There is a website that is designed to help people make the decision on whether to move or remodel. It's: http://www.remodelormove.com/index.cfm .
You can also call me or email me directly if you want to talk in more detail outside this forum. Just click on my name to get my information. I wrote an article in the San Jose Mercury answering a similar question. Should I post it here?
2 votes Thank Flag Link Thu Aug 30, 2007
Jennifer Kre…, Home Seller in 95124
MVP'08
Hi Kelly. Yours is a very unfortunate situation. Not only have I had clients with a similar problem, but my parents have also decided to stay in their home because of property taxes. I imagine you have a very low tax base and thus cannot afford to pay taxes on a new purchase? Before you make your decision whether to expand or move, make sure you look into props 60 and 90. These two propositions were designed for seniors who would like to move but are otherwise trapped by their low tax base. Proposition 60 allows you to move within your county to a property of equal or lessor value and transfer your low tax base to that new property. Proposition 90 allows you to purchase in a cooperating county within California (the cooperating counties change periodically so you need to check with the local tax assesor's office for a current list) and transfer you tax base to that new home. Of course there are a few restrictions, guidelines, and requirements that need to be met, but this is definitely something that you need to look into before making your final decision. Don't start construction yet! Like I said, I have personal and professional experience with this issue so don't hesitate to contact me if you would like further guidance.
Web Reference: http://www.vanfenton.com
2 votes Thank Flag Link Thu Aug 30, 2007
Hi Kelly:

To add onto what Mary said, Prop 60 and Prop 90 are designed for seniors - as long as one of the owners is over age 55 when the home is sold. Another fine point is that it allows you to purchase upto 105% of the sale price of your current home if you close on your new home between day 1 and day 365(6) or up to 110% between 1 year and 1 day to up to 2 years after you close on the sale of your home.

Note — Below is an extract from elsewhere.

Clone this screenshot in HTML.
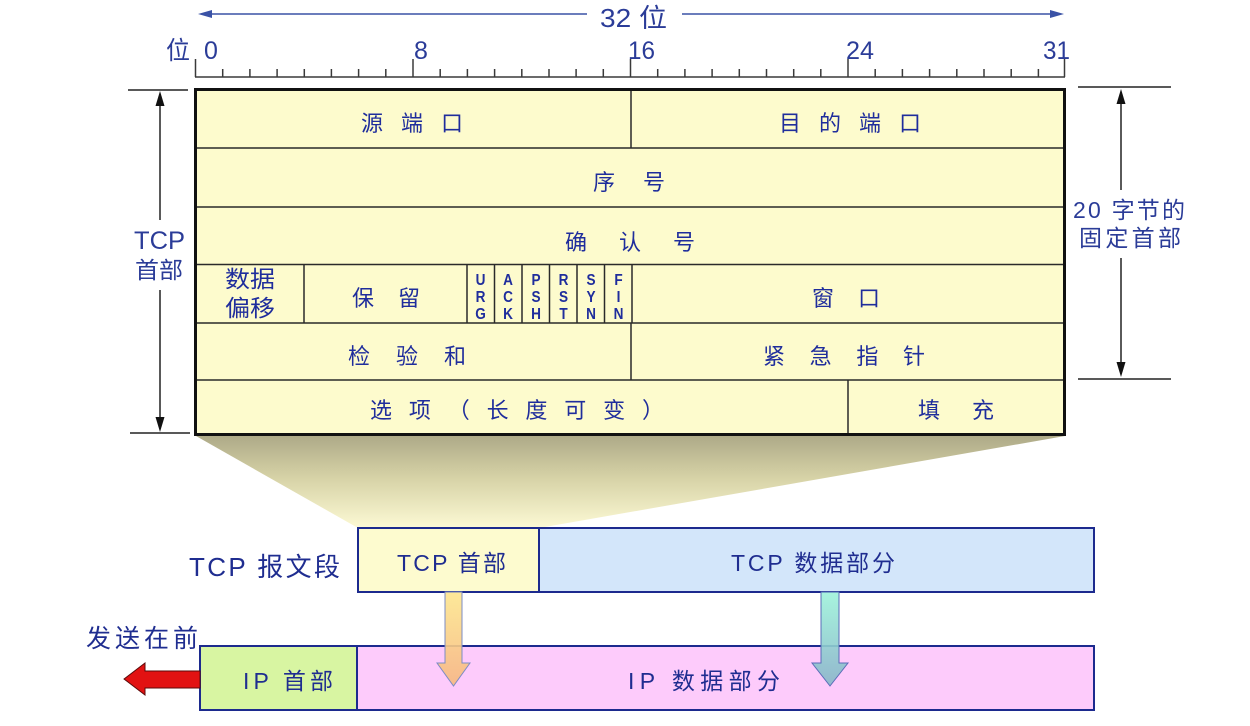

Unfortunately, that's not much room to play with; and it also limits you to the few counties that accept prop 90.

http://www.sylviasellsmarin.com/Prop9060

To combat that, there are certain initiatives being considered now, one is to expand prop 90 counties (perhaps to the whole state), another is to allow moving up where the increased tax base will be the difference between the value of your sold home and the new home you are going to purchase; so those are the good news.

If you decide to buy a larger home, keep in mind that you might be able to write of part of the increase.
In the mean time, whether you expand or buy a larger home will probably depend on your goal.

Do you like the current location you are in? Can you see yourself stay there for a long period of time? Can you put up with the inconvenience of a major remodel, especially if you have to change the footprint or add another lever? Will the zoning allow it? Does this make your house the most expensive house on the block and how will the resale value be? Will the design plan fit your needs or do you really prefer to have something totally different? Will the extra living space take up your outdoor space? All these can be part of your consideration.

The decision might not be as easy as just money that’s involved.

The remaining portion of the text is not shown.